There were two articles in the financial press this week that suggest to me that some bankers just don’t get what’s been happening to them the last few years.
Going back to CDOs
The first was the story about how Citibank earned enormous profits from trading CDOs (collateralized debt obligations) in the years following the near collapse of the banking system and the financial turbulence of Citigroup itself that required emergency help from the TARP program during this same period.
Citi was one of the biggest “victims” of the implosion of the CDO beginning in 2008. It took asset write-downs on its portfolio of these and similar securities of a several billion dollars, reportedly. And this week we learn from a Bloomberg news article that the bank plowed billions back into that same market to finance active trading in those same types of instruments.
This took some doing as the Volcker Rule, a key provision of Dodd-Frank reform efforts, targets just this sort of activity by placing strict limits on a bank’s proprietary trading. The rules are murky and difficult to apply precisely. That may have complicated any compliance efforts by the bank or its supervisors.
Let’s be clear about something: The strategy, executed with finesse and sophistication by a Ukrainian-born national who cut his teeth in the securities business at Salomon Brothers, was an enormous success in financial terms. It required guts, intense concentration, and an intimate knowledge of financial and accounting rules—a marvel, in other words of financial engineering and risk taking.
But where were the regulators—the Federal Reserve, primary supervisor of bank holding companies and the Comptroller of the Currency, primary supervisor of national banks? Did they know what was going on? Did they approve?
And if so, what about the “optics?”
Focusing on the real point
The fact that the strategy was so financially successful is beside the point. The political and regulatory environment turned decidedly risk averse following the banking crisis and the implementation of the $750 billion TARP program. So this must have seemed counter-cultural at the time.
What if the strategy had failed? Could the bank have collapsed, given the strident public and political aversion to “bail outs”?
In the political environment that has prevailed during the last seven or eight years, what would the political consequences have been to the major players in our industry and to the regulatory authorities that were supposed to be tending to risk management oversight?

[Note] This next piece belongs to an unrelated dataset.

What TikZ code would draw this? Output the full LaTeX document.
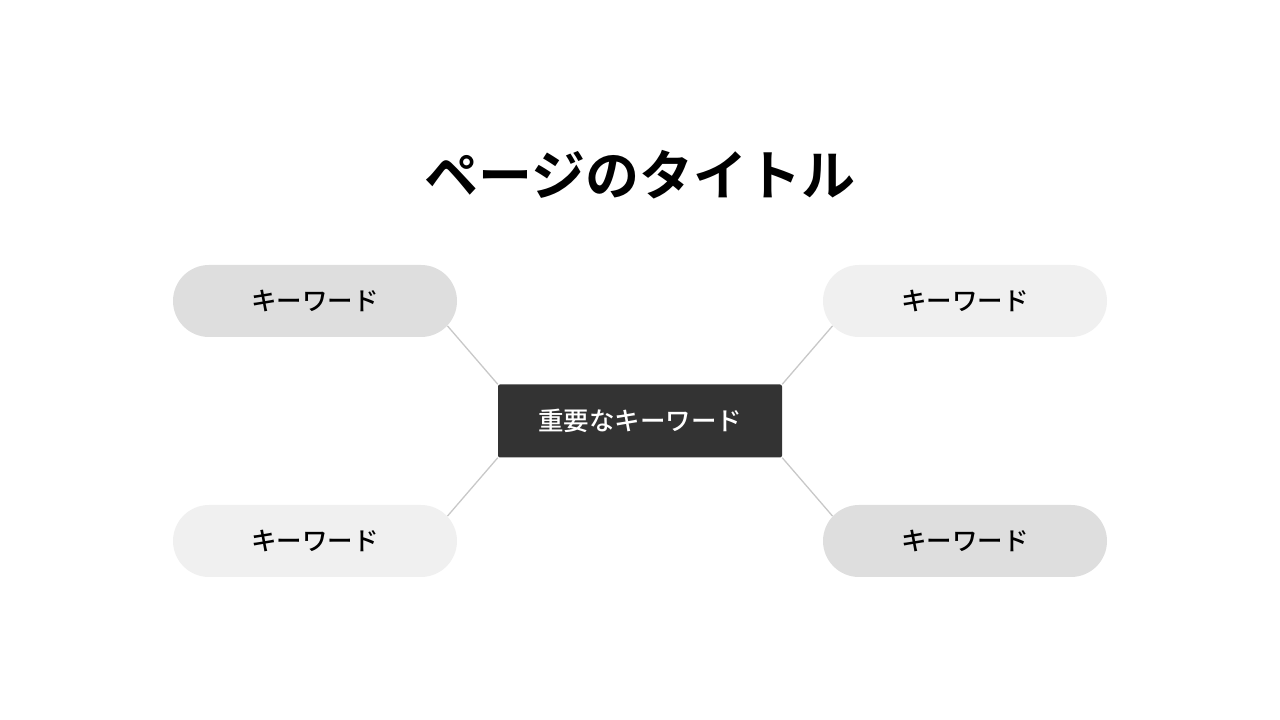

To be sure, we only have the Bloomberg article that reported on the strategy this week. But it seems counterintuitive from a risk management and reputation risk perspective to me.
Now the Dodd-Frank fight will commence
The other news story featured comments of Rep. Jeff Hensarling (R-Texas), chairman of the House Financial Services Committee. He’s launched a fresh legislative assault on bank regulation, most specifically, the Dodd-Frank Act.
Now that the presidential primary season has concluded, Republican legislators are turning their attention to activities aimed at repealing provisions of Dodd-Frank, with particular emphasis on the Consumer Financial Protection Bureau.
Here’s another example where in my mind bankers just don’t “get it.” The bureau is a direct consequence of banking industry practices and behaviors deemed injurious and misleading to consumers. While bankers (with considerable justification) don’t like the end product, Dodd-Frank’s public hearings and the general “odor” in which many banks and bankers are judged based on revelations of 2008-9 seemed to fully justify a strong legislative response.
Sen. Elizabeth Warren (D-Mass.), often considered the parent of CFPB, wrote about her longstanding belief in the need for such an agency in her 2014 book, A Fighting Chance. (It’s not sacrilege to read it, and understand somewhat were this frequent critic of the industry is coming from. Read my review.) She dates her idea for an agency such as the CFPB from her authorship of an article in 2007 while a faculty member of Harvard Law School. This was nearly four years before announcing her candidacy for the U. S. Senate in 2011.
I note this only to point out that Senator Warren came to her views on CFPB well ahead of her formal involvement in elective office.
Fair-minded persons should read Sen. Warren’s book not from the perspective that she’ll change many minds. Rather, I think it’s useful to judge whether her position is starkly ideological or tinged with a realism born of her behind-the-scenes work over the years in the overhaul of the nation’s bankruptcy laws.
Major bankruptcy reform was enacted in 2005 and predates the political activism that it may well have spawned in Professor Warren’s views.
Let’s clean up our act
If I were spearheading the industry’s reaction to the CFPB, I’d emulate the advice of the late C. R. Anthony, the head of the midwest department store chain bearing his name and a director of my bank in Oklahoma City. Mr. Anthony was fond of saying, “If you find yourself in hell, brag on it until the devil lets you out.”
In other words, rather than railing against the provisions of Dodd-Frank, why didn’t we first acknowledge the problems and work hard to fully and finally eliminate them?
Then, and only then, with “clean hands,” so to speak, we could have had more honestly and appropriately begun the political process of gaining support for major changes in the legislation.
We are all screaming at each other it seems but we don’t control the megaphone anymore.
Let’s start using our heads, acknowledge the sources of public anger and frustration, and … simply implement the fix.
Can’t we do that? The lobbyists and the trade associations have not yet exercised a constructive role in this process.